### What to work on
All of the data needs to be repeated exactly.

### Raw data
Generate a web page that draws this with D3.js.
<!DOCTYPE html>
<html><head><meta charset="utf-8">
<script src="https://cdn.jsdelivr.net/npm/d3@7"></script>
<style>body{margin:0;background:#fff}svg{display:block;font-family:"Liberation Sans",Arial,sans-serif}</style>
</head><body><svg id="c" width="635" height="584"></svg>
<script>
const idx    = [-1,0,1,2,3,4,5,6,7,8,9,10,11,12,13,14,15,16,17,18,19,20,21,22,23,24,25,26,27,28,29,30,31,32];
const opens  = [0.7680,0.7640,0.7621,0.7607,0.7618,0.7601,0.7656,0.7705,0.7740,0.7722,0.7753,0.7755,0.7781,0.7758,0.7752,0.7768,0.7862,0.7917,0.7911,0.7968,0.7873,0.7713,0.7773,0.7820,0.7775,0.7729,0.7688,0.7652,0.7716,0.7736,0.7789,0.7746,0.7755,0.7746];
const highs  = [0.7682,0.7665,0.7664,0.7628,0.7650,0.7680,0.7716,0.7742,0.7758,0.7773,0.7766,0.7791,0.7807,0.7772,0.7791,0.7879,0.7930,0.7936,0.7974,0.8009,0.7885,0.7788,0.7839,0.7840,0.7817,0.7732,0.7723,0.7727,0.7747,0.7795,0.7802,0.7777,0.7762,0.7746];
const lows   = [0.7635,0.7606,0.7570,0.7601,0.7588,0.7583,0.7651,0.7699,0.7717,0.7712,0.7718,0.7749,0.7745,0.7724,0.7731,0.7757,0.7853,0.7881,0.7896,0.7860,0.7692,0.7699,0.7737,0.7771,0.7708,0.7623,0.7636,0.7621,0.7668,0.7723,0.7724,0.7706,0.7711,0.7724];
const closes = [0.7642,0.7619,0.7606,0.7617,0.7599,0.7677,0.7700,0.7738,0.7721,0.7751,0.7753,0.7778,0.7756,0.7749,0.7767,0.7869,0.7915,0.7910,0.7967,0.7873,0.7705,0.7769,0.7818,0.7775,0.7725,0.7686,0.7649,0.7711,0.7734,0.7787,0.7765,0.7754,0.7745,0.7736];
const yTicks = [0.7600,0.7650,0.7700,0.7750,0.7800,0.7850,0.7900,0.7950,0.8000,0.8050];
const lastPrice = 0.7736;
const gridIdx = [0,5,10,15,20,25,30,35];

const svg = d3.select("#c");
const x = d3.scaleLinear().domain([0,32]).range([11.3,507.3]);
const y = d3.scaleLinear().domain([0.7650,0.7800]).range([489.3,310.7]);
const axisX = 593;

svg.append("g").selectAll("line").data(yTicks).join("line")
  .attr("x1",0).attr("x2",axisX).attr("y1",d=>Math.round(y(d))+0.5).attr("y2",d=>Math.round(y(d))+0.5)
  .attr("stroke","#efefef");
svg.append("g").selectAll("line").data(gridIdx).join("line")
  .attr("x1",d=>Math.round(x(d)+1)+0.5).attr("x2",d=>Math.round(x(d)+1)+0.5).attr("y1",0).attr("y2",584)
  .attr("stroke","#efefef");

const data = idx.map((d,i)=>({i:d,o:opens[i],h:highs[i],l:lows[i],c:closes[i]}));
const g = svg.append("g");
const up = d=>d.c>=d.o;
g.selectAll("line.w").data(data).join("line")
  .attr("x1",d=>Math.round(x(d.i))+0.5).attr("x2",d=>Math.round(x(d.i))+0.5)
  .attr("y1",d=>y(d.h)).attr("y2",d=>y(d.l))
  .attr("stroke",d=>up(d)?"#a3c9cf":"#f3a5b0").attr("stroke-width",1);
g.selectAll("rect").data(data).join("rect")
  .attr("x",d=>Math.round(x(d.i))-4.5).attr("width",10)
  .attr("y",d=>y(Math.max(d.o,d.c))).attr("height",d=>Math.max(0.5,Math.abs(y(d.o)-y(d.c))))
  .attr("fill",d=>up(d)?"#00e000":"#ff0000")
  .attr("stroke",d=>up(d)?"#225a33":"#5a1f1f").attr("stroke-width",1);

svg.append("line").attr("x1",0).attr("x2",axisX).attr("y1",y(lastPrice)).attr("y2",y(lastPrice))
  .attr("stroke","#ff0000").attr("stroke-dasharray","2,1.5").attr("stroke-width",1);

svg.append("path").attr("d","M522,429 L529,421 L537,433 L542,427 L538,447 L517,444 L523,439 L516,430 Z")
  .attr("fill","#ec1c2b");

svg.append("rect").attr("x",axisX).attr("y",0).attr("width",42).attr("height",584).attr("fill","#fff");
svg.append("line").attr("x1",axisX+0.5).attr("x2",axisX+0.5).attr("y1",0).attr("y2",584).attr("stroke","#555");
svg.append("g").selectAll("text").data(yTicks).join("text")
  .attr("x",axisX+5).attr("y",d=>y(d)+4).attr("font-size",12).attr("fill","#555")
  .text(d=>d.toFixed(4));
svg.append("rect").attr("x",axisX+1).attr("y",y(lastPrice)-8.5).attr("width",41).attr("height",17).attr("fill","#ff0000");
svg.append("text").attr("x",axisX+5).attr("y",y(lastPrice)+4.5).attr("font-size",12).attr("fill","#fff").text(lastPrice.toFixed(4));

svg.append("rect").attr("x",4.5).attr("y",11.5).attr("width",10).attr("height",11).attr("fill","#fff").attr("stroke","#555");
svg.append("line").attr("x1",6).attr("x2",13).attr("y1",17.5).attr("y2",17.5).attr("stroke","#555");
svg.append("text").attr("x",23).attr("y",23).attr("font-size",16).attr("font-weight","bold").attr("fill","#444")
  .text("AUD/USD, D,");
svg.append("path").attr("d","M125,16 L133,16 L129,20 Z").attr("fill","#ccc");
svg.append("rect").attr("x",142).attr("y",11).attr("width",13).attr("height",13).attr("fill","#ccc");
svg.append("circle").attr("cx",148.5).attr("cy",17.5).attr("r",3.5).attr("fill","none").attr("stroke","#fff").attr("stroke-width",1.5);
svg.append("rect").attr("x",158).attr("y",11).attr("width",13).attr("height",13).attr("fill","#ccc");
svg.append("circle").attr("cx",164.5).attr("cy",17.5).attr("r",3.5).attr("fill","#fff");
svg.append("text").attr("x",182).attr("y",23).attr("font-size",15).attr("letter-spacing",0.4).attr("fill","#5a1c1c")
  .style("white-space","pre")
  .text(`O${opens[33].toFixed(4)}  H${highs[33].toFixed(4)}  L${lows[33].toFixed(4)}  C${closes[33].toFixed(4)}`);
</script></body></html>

### The output
Generate a web page that draws this with D3.js.
<!DOCTYPE html>
<html><head><meta charset="utf-8">
<script src="https://cdn.jsdelivr.net/npm/d3@7"></script>
<style>body{margin:0;background:#fff}svg{display:block;font-family:"Liberation Sans",Arial,sans-serif}</style>
</head><body><svg id="c" width="635" height="584"></svg>
<script>
const idx    = [-1,0,1,2,3,4,5,6,7,8,9,10,11,12,13,14,15,16,17,18,19,20,21,22,23,24,25,26,27,28,29,30,31,32];
const opens  = [0.7680,0.7640,0.7621,0.7607,0.7618,0.7601,0.7656,0.7705,0.7740,0.7722,0.7753,0.7755,0.7781,0.7758,0.7752,0.7768,0.7862,0.7917,0.7911,0.7968,0.7873,0.7713,0.7773,0.7820,0.7775,0.7729,0.7688,0.7652,0.7716,0.7736,0.7789,0.7746,0.7755,0.7746];
const highs  = [0.7682,0.7665,0.7664,0.7628,0.7650,0.7680,0.7716,0.7742,0.7758,0.7773,0.7766,0.7791,0.7807,0.7772,0.7791,0.7879,0.7930,0.7936,0.7974,0.8009,0.7885,0.7788,0.7839,0.7840,0.7817,0.7732,0.7723,0.7727,0.7747,0.7795,0.7802,0.7777,0.7762,0.7746];
const lows   = [0.7635,0.7606,0.7570,0.7601,0.7588,0.7583,0.7651,0.7699,0.7717,0.7712,0.7718,0.7749,0.7745,0.7724,0.7731,0.7757,0.7853,0.7881,0.7896,0.7860,0.7692,0.7699,0.7737,0.7771,0.7708,0.7623,0.7636,0.7621,0.7668,0.7723,0.7724,0.7706,0.7711,0.7724];
const closes = [0.7642,0.7619,0.7606,0.7617,0.7599,0.7677,0.7700,0.7738,0.7721,0.7751,0.7753,0.7778,0.7756,0.7749,0.7767,0.7869,0.7915,0.7910,0.7967,0.7873,0.7705,0.7769,0.7818,0.7775,0.7725,0.7686,0.7649,0.7711,0.7734,0.7787,0.7765,0.7754,0.7745,0.7736];
const yTicks = [0.7600,0.7650,0.7700,0.7750,0.7800,0.7850,0.7900,0.7950,0.8000,0.8050];
const lastPrice = 0.7736;
const gridIdx = [0,5,10,15,20,25,30,35];

const svg = d3.select("#c");
const x = d3.scaleLinear().domain([0,32]).range([11.3,507.3]);
const y = d3.scaleLinear().domain([0.7650,0.7800]).range([489.3,310.7]);
const axisX = 593;

svg.append("g").selectAll("line").data(yTicks).join("line")
  .attr("x1",0).attr("x2",axisX).attr("y1",d=>Math.round(y(d))+0.5).attr("y2",d=>Math.round(y(d))+0.5)
  .attr("stroke","#efefef");
svg.append("g").selectAll("line").data(gridIdx).join("line")
  .attr("x1",d=>Math.round(x(d)+1)+0.5).attr("x2",d=>Math.round(x(d)+1)+0.5).attr("y1",0).attr("y2",584)
  .attr("stroke","#efefef");

const data = idx.map((d,i)=>({i:d,o:opens[i],h:highs[i],l:lows[i],c:closes[i]}));
const g = svg.append("g");
const up = d=>d.c>=d.o;
g.selectAll("line.w").data(data).join("line")
  .attr("x1",d=>Math.round(x(d.i))+0.5).attr("x2",d=>Math.round(x(d.i))+0.5)
  .attr("y1",d=>y(d.h)).attr("y2",d=>y(d.l))
  .attr("stroke",d=>up(d)?"#a3c9cf":"#f3a5b0").attr("stroke-width",1);
g.selectAll("rect").data(data).join("rect")
  .attr("x",d=>Math.round(x(d.i))-4.5).attr("width",10)
  .attr("y",d=>y(Math.max(d.o,d.c))).attr("height",d=>Math.max(0.5,Math.abs(y(d.o)-y(d.c))))
  .attr("fill",d=>up(d)?"#00e000":"#ff0000")
  .attr("stroke",d=>up(d)?"#225a33":"#5a1f1f").attr("stroke-width",1);

svg.append("line").attr("x1",0).attr("x2",axisX).attr("y1",y(lastPrice)).attr("y2",y(lastPrice))
  .attr("stroke","#ff0000").attr("stroke-dasharray","2,1.5").attr("stroke-width",1);

svg.append("path").attr("d","M522,429 L529,421 L537,433 L542,427 L538,447 L517,444 L523,439 L516,430 Z")
  .attr("fill","#ec1c2b");

svg.append("rect").attr("x",axisX).attr("y",0).attr("width",42).attr("height",584).attr("fill","#fff");
svg.append("line").attr("x1",axisX+0.5).attr("x2",axisX+0.5).attr("y1",0).attr("y2",584).attr("stroke","#555");
svg.append("g").selectAll("text").data(yTicks).join("text")
  .attr("x",axisX+5).attr("y",d=>y(d)+4).attr("font-size",12).attr("fill","#555")
  .text(d=>d.toFixed(4));
svg.append("rect").attr("x",axisX+1).attr("y",y(lastPrice)-8.5).attr("width",41).attr("height",17).attr("fill","#ff0000");
svg.append("text").attr("x",axisX+5).attr("y",y(lastPrice)+4.5).attr("font-size",12).attr("fill","#fff").text(lastPrice.toFixed(4));

svg.append("rect").attr("x",4.5).attr("y",11.5).attr("width",10).attr("height",11).attr("fill","#fff").attr("stroke","#555");
svg.append("line").attr("x1",6).attr("x2",13).attr("y1",17.5).attr("y2",17.5).attr("stroke","#555");
svg.append("text").attr("x",23).attr("y",23).attr("font-size",16).attr("font-weight","bold").attr("fill","#444")
  .text("AUD/USD, D,");
svg.append("path").attr("d","M125,16 L133,16 L129,20 Z").attr("fill","#ccc");
svg.append("rect").attr("x",142).attr("y",11).attr("width",13).attr("height",13).attr("fill","#ccc");
svg.append("circle").attr("cx",148.5).attr("cy",17.5).attr("r",3.5).attr("fill","none").attr("stroke","#fff").attr("stroke-width",1.5);
svg.append("rect").attr("x",158).attr("y",11).attr("width",13).attr("height",13).attr("fill","#ccc");
svg.append("circle").attr("cx",164.5).attr("cy",17.5).attr("r",3.5).attr("fill","#fff");
svg.append("text").attr("x",182).attr("y",23).attr("font-size",15).attr("letter-spacing",0.4).attr("fill","#5a1c1c")
  .style("white-space","pre")
  .text(`O${opens[33].toFixed(4)}  H${highs[33].toFixed(4)}  L${lows[33].toFixed(4)}  C${closes[33].toFixed(4)}`);
</script></body></html>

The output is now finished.